Anadolu'da vergi rekortmeni olan iş insanı M.A.B. oğlu V.B. ile yeğeni E.B.'ye çifte düğün yapmak için hazırlıklara başladı. 770 kişilik bir düğün organizasyonu yapılması için bir firma ile anlaşan vergi rekortmeni iş insanı, otelle görüşüp rezervasyon yaptırarak kira bedelini ödedi. Ancak organizasyonu yapacak olan şirket otelle anlaşamadıklarını, organizasyonu yapamayacaklarını bildirip düğüne bir gün kala organizasyonu gerçekleştiremeyeceklerini belirterek çalışmayı iptal etti. Organizasyon şirketinin sözleşmeye aykırı davranması sonrasında iş insanı mahkemenin yolunu tuttu ve dava açtı.
Davacı avukatı 31 bin lira manevi tazminat talep etti. Asliye Hukuk Mahkemesi ise, “Manevi tazminatın malvarlığı eksilmesini veya kazanç yoksunluğunu giderme aracı olmadığını vurguladı. Ayrıca davacıların organizasyon şirketinden düğünün gerçekleşmesinden önce ödenen bedeller ile ilgili zararın tahsilatını isteyebileceğini, düğün organizasyonunun gerçekleşmesinde yaşanan sıkıntılardan kaynaklı manevi tazminat davasının şartlarını taşımadığı gerekçesiyle” kanıtlanamayan davanın reddine karar verdi.
İtiraz üzerine Yargıtay y4.Hukuk Dairesi devreye girdi. Yargıtay 4. Hukuk Dairesi ise kararı, “Davacıların düğüne bir gün kala yeni bir firma ile anlaşma yapmak zorunda kalmaları, düğün organizasyonu gibi geniş katılımlı bir davetin istenildiği gibi yapılamama ihtimalinin oluşturduğu zor psikoloji ve düğün davetinin önemi birlikte değerlendirildiğinde davacılar yararına uygun bir miktar manevi tazminata hükmedilmesi gerekirken yanılgılı değerlendirme ile istemin reddi usul ve yasaya uygun düşmediğinden kararın bozulması gerekmiştir” gerekçesi ile bozdu.
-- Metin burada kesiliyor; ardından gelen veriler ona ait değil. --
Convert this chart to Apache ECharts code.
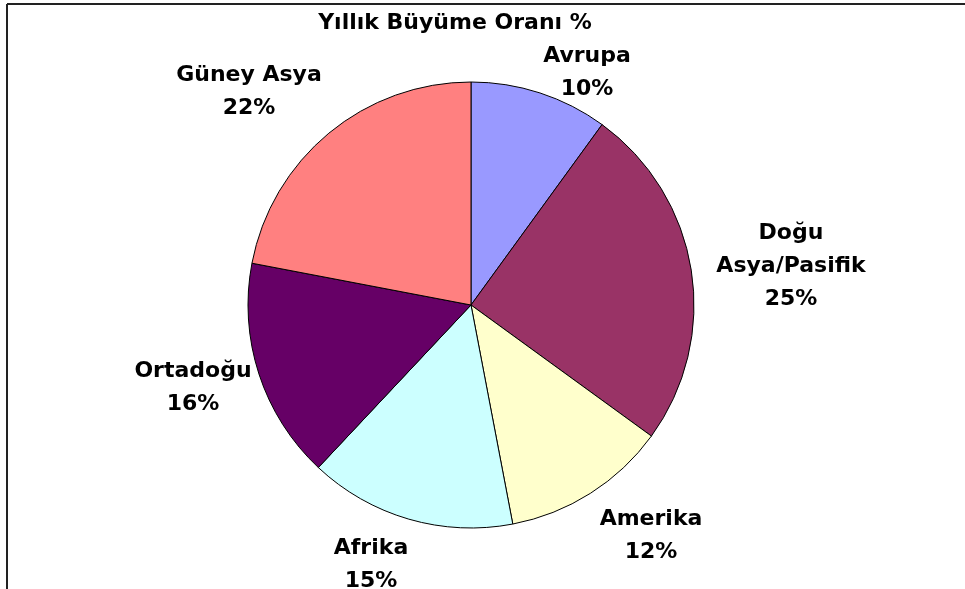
<!DOCTYPE html>
<html>
<head>
<meta charset="utf-8">
<script src="https://cdn.jsdelivr.net/npm/echarts@6/dist/echarts.min.js"></script>
<style>
  html, body { margin: 0; padding: 0; background: #fff; }
  #chart { width: 965px; height: 589px; }
</style>
</head>
<body>
<div id="chart"></div>
<script>
// data
var regions = ['Avrupa', 'Doğu\nAsya/Pasifik', 'Amerika', 'Afrika', 'Ortadoğu', 'Güney Asya'];
var growth = [10, 25, 12, 15, 16, 22];
var colors = ['#9999FF', '#993366', '#FFFFCC', '#CCFFFF', '#660066', '#FF8080'];
// where each label block sits (centre of text)
var labelPos = [[587, 73], [791, 266], [651, 536], [371, 565], [193, 388], [249, 92]];

var chart = echarts.init(document.getElementById('chart'));

var option = {
    backgroundColor: '#fff',
    animation: false,
    title: {
        text: 'Yıllık Büyüme Oranı %',
        left: 450,
        top: 7,
        textAlign: 'center',
        textStyle: {
            fontFamily: 'DejaVu Sans',
            fontWeight: 'bold',
            fontSize: 22,
            color: '#000'
        }
    },
    graphic: [
        { type: 'line', shape: { x1: 7, y1: 4, x2: 7, y2: 589 }, style: { stroke: '#222', lineWidth: 2 } },
        { type: 'line', shape: { x1: 7, y1: 4, x2: 965, y2: 4 }, style: { stroke: '#222', lineWidth: 2 } }
    ],
    series: [
        {
            type: 'pie',
            center: [471, 305],
            radius: 223,
            startAngle: 90,
            clockwise: true,
            avoidLabelOverlap: false,
            data: regions.map(function (n, i) {
                return { name: n, value: growth[i], itemStyle: { color: colors[i] } };
            }),
            itemStyle: { borderColor: '#000', borderWidth: 1 },
            label: {
                show: true,
                position: 'outside',
                formatter: '{b}\n{c}%',
                fontFamily: 'DejaVu Sans',
                fontWeight: 'bold',
                fontSize: 22,
                lineHeight: 33,
                color: '#000',
                align: 'center'
            },
            labelLine: { show: false },
            labelLayout: function (p) {
                var pos = labelPos[p.dataIndex];
                return { x: pos[0], y: pos[1], align: 'center', verticalAlign: 'middle' };
            },
            emphasis: { disabled: true }
        }
    ]
};

chart.setOption(option);
</script>
</body>
</html>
Bozma kararının ardından Asliye Hukuk Mahkemesi, peşin ödenen paranın iade edildiği ve vazgeçme işlemi sebebiyle direnme kararı verdi. Direnme kararı süresi içinde davacılar vekili tarafından temyiz edildi. Son sözü Yargıtay Hukuk Genel Kurulu söyledi.
Yargıtay Hukuk Genel Kurulu ise, “Davalıların sözleşmeden doğan borçlarını yerine getirmedikleri ve düğün organizasyonunu yapmadıkları sabittir. Nikâh, düğün gibi özel öneme sahip, insan hayatında genellikle bir kez yaşanan, tekrarı mümkün olmayan önemli günlerin herhangi bir sorun çıkmadan yaşanmak istenmesi doğaldır. Zirâ, bu özel günlerde yaşanan olumsuz durumların gelin, damat ve yakınları için ömür boyu üzüntü kaynağı olacağı tartışmasızdır. Tüm bu hususlar birlikte değerlendirildiğinde; davacıların aynı gün ve saatte aynı yerde yapılacak olan iki düğününe ilişkin organizasyon davalılarca düğünden bir gün önce bildirilmek suretiyle yerine getirilmemiş, davacılar başka bir firma ile anlaşarak düğünün aynı yerde yapılmasını sağlamışlardır. Her ne kadar düğün aynı gün ve saatte aynı yerde yapılmış ise de organizasyonda aksamalar olduğu gibi bu sürecin bir bütün olarak davacılarda acı ve üzüntüye neden olduğu ve kişilik haklarını zedelediği kabul edilerek TBK’nın 58. maddesi gereğince uygun bir manevi tazminata hükmedilmesi gerekmektedir” diyerek direnme kararını, davacıların lehine manevi tazminat hükmedilmesi yönünde bozdu.